For 100 native Australian foods, information on the nutritional content, phytochemistry, biological activity, ethnobotanical uses, and key knowledge gaps has been incorporated into the Indigenous Food Database.
Complete nutritional profiles were generated for three species: grey mangrove fruit, Moreton Bay fig shoots, and river red gum lerps
Macronutrient components required for a basic nutritional information panel were assessed as well as key vitamins, minerals and antioxidants which may indicate potential health benefits. Both grey mangrove fruit and Moreton Bay fig shoots require processing to make them palatable, so the effects of two processing techniques were compared.
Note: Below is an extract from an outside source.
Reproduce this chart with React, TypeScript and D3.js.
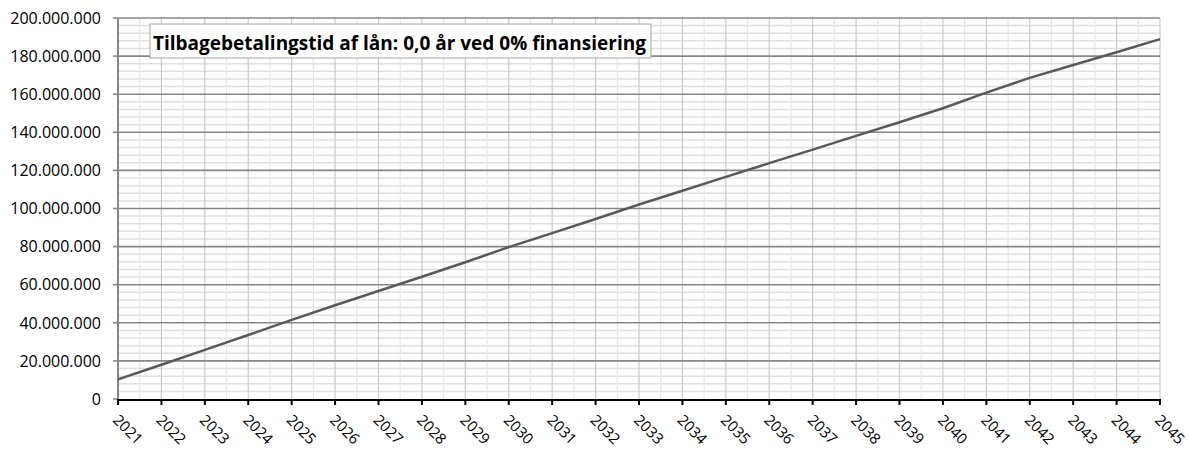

Processed Moreton Bay fig shoots were high in total dietary fibre and could be considered a good source of calcium. Concentrations of vitamins and minerals were generally comparable between the two processing methods, but processed mangrove fruit did not contain macronutrients, vitamins or minerals at sufficient levels for making nutrient or health claims under the Food Standards Code. In general, macronutrient levels were lower in processed mangrove fruit compared to raw fruit and considerable amounts of folate were lost through processing of both mangrove fruit and fig shoots.
Processed mangrove fruit and fig shoots can have antioxidant activities at levels comparable to blueberries, but the lerp sample had low antioxidant capacity. Lerps collected from river red gums were an excellent source of vitamin C and were high in iron. Based on evaluation of metal contaminants, the foods are safe for human consumption.